BEGIN
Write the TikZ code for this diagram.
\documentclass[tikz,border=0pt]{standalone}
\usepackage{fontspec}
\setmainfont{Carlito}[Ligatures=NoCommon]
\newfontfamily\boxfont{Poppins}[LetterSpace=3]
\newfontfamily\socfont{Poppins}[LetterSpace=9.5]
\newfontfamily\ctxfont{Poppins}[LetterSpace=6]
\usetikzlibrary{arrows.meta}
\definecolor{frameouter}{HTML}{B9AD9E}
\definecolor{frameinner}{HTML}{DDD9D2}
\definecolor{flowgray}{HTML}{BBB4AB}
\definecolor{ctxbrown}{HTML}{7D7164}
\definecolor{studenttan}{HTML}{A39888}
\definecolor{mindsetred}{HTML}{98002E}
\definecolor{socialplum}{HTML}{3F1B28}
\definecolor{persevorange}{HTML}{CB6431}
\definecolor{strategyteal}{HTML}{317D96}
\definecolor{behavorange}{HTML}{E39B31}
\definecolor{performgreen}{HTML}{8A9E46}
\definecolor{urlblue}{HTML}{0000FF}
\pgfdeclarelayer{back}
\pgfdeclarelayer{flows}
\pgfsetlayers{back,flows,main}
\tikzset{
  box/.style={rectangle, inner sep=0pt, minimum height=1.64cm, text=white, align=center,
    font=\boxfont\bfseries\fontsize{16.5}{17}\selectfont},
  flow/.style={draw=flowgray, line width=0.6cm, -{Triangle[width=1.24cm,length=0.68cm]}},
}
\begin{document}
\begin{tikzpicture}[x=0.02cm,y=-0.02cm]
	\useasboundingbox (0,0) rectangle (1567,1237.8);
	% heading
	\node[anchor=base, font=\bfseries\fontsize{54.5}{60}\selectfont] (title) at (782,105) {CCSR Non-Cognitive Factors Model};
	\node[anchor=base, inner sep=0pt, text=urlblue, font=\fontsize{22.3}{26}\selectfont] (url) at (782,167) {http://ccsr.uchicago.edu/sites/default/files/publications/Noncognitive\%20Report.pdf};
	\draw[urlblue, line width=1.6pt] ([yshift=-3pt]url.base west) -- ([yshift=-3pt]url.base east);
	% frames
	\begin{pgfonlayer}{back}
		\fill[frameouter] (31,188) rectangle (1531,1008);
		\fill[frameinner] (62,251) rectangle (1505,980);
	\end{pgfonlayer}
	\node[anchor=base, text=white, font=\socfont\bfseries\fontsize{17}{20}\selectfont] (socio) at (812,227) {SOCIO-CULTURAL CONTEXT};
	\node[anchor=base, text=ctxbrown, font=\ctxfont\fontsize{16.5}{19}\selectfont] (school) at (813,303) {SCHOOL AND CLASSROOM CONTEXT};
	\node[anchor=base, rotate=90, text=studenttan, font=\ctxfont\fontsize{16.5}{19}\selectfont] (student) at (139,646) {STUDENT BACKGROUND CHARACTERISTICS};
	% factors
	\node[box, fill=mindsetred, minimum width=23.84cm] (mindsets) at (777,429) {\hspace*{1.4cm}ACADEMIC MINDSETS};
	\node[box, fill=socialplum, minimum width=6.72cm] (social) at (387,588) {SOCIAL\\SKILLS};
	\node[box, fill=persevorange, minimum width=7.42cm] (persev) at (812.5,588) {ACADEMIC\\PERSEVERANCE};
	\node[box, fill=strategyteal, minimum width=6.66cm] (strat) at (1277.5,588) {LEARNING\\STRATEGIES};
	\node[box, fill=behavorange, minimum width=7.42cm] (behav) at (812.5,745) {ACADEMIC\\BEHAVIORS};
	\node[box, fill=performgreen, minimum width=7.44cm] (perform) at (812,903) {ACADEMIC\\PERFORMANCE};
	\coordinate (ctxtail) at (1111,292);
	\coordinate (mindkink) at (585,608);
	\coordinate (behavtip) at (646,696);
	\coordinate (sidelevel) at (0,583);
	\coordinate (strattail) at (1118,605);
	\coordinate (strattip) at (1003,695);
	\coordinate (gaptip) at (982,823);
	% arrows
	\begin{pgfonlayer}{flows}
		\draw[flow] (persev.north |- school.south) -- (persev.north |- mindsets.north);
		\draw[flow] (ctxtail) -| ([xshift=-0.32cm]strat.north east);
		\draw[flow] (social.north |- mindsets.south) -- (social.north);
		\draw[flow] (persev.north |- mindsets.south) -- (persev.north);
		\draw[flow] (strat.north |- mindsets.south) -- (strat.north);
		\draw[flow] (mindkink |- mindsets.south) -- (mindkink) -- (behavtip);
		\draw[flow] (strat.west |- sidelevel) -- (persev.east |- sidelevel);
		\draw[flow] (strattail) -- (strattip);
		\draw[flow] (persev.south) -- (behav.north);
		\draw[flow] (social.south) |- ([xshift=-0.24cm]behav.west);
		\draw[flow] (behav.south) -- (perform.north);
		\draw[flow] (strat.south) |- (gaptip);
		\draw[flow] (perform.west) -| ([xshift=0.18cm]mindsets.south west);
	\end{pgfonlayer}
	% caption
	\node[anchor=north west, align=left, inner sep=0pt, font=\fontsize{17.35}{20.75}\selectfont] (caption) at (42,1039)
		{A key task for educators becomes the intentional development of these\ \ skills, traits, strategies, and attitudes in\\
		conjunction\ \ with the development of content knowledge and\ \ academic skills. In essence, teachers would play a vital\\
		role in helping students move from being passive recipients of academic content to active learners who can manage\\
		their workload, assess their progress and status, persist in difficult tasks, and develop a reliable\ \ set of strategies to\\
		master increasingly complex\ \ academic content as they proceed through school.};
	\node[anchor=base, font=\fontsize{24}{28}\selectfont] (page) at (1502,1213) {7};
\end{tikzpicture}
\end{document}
END
### Aim
Return every line of the material exactly.

### Solved exercise
Write the TikZ code for this diagram.
\documentclass[tikz,border=0pt]{standalone}
\usepackage{fontspec}
\setmainfont{Carlito}[Ligatures=NoCommon]
\newfontfamily\boxfont{Poppins}[LetterSpace=3]
\newfontfamily\socfont{Poppins}[LetterSpace=9.5]
\newfontfamily\ctxfont{Poppins}[LetterSpace=6]
\usetikzlibrary{arrows.meta}
\definecolor{frameouter}{HTML}{B9AD9E}
\definecolor{frameinner}{HTML}{DDD9D2}
\definecolor{flowgray}{HTML}{BBB4AB}
\definecolor{ctxbrown}{HTML}{7D7164}
\definecolor{studenttan}{HTML}{A39888}
\definecolor{mindsetred}{HTML}{98002E}
\definecolor{socialplum}{HTML}{3F1B28}
\definecolor{persevorange}{HTML}{CB6431}
\definecolor{strategyteal}{HTML}{317D96}
\definecolor{behavorange}{HTML}{E39B31}
\definecolor{performgreen}{HTML}{8A9E46}
\definecolor{urlblue}{HTML}{0000FF}
\pgfdeclarelayer{back}
\pgfdeclarelayer{flows}
\pgfsetlayers{back,flows,main}
\tikzset{
  box/.style={rectangle, inner sep=0pt, minimum height=1.64cm, text=white, align=center,
    font=\boxfont\bfseries\fontsize{16.5}{17}\selectfont},
  flow/.style={draw=flowgray, line width=0.6cm, -{Triangle[width=1.24cm,length=0.68cm]}},
}
\begin{document}
\begin{tikzpicture}[x=0.02cm,y=-0.02cm]
	\useasboundingbox (0,0) rectangle (1567,1237.8);
	% heading
	\node[anchor=base, font=\bfseries\fontsize{54.5}{60}\selectfont] (title) at (782,105) {CCSR Non-Cognitive Factors Model};
	\node[anchor=base, inner sep=0pt, text=urlblue, font=\fontsize{22.3}{26}\selectfont] (url) at (782,167) {http://ccsr.uchicago.edu/sites/default/files/publications/Noncognitive\%20Report.pdf};
	\draw[urlblue, line width=1.6pt] ([yshift=-3pt]url.base west) -- ([yshift=-3pt]url.base east);
	% frames
	\begin{pgfonlayer}{back}
		\fill[frameouter] (31,188) rectangle (1531,1008);
		\fill[frameinner] (62,251) rectangle (1505,980);
	\end{pgfonlayer}
	\node[anchor=base, text=white, font=\socfont\bfseries\fontsize{17}{20}\selectfont] (socio) at (812,227) {SOCIO-CULTURAL CONTEXT};
	\node[anchor=base, text=ctxbrown, font=\ctxfont\fontsize{16.5}{19}\selectfont] (school) at (813,303) {SCHOOL AND CLASSROOM CONTEXT};
	\node[anchor=base, rotate=90, text=studenttan, font=\ctxfont\fontsize{16.5}{19}\selectfont] (student) at (139,646) {STUDENT BACKGROUND CHARACTERISTICS};
	% factors
	\node[box, fill=mindsetred, minimum width=23.84cm] (mindsets) at (777,429) {\hspace*{1.4cm}ACADEMIC MINDSETS};
	\node[box, fill=socialplum, minimum width=6.72cm] (social) at (387,588) {SOCIAL\\SKILLS};
	\node[box, fill=persevorange, minimum width=7.42cm] (persev) at (812.5,588) {ACADEMIC\\PERSEVERANCE};
	\node[box, fill=strategyteal, minimum width=6.66cm] (strat) at (1277.5,588) {LEARNING\\STRATEGIES};
	\node[box, fill=behavorange, minimum width=7.42cm] (behav) at (812.5,745) {ACADEMIC\\BEHAVIORS};
	\node[box, fill=performgreen, minimum width=7.44cm] (perform) at (812,903) {ACADEMIC\\PERFORMANCE};
	\coordinate (ctxtail) at (1111,292);
	\coordinate (mindkink) at (585,608);
	\coordinate (behavtip) at (646,696);
	\coordinate (sidelevel) at (0,583);
	\coordinate (strattail) at (1118,605);
	\coordinate (strattip) at (1003,695);
	\coordinate (gaptip) at (982,823);
	% arrows
	\begin{pgfonlayer}{flows}
		\draw[flow] (persev.north |- school.south) -- (persev.north |- mindsets.north);
		\draw[flow] (ctxtail) -| ([xshift=-0.32cm]strat.north east);
		\draw[flow] (social.north |- mindsets.south) -- (social.north);
		\draw[flow] (persev.north |- mindsets.south) -- (persev.north);
		\draw[flow] (strat.north |- mindsets.south) -- (strat.north);
		\draw[flow] (mindkink |- mindsets.south) -- (mindkink) -- (behavtip);
		\draw[flow] (strat.west |- sidelevel) -- (persev.east |- sidelevel);
		\draw[flow] (strattail) -- (strattip);
		\draw[flow] (persev.south) -- (behav.north);
		\draw[flow] (social.south) |- ([xshift=-0.24cm]behav.west);
		\draw[flow] (behav.south) -- (perform.north);
		\draw[flow] (strat.south) |- (gaptip);
		\draw[flow] (perform.west) -| ([xshift=0.18cm]mindsets.south west);
	\end{pgfonlayer}
	% caption
	\node[anchor=north west, align=left, inner sep=0pt, font=\fontsize{17.35}{20.75}\selectfont] (caption) at (42,1039)
		{A key task for educators becomes the intentional development of these\ \ skills, traits, strategies, and attitudes in\\
		conjunction\ \ with the development of content knowledge and\ \ academic skills. In essence, teachers would play a vital\\
		role in helping students move from being passive recipients of academic content to active learners who can manage\\
		their workload, assess their progress and status, persist in difficult tasks, and develop a reliable\ \ set of strategies to\\
		master increasingly complex\ \ academic content as they proceed through school.};
	\node[anchor=base, font=\fontsize{24}{28}\selectfont] (page) at (1502,1213) {7};
\end{tikzpicture}
\end{document}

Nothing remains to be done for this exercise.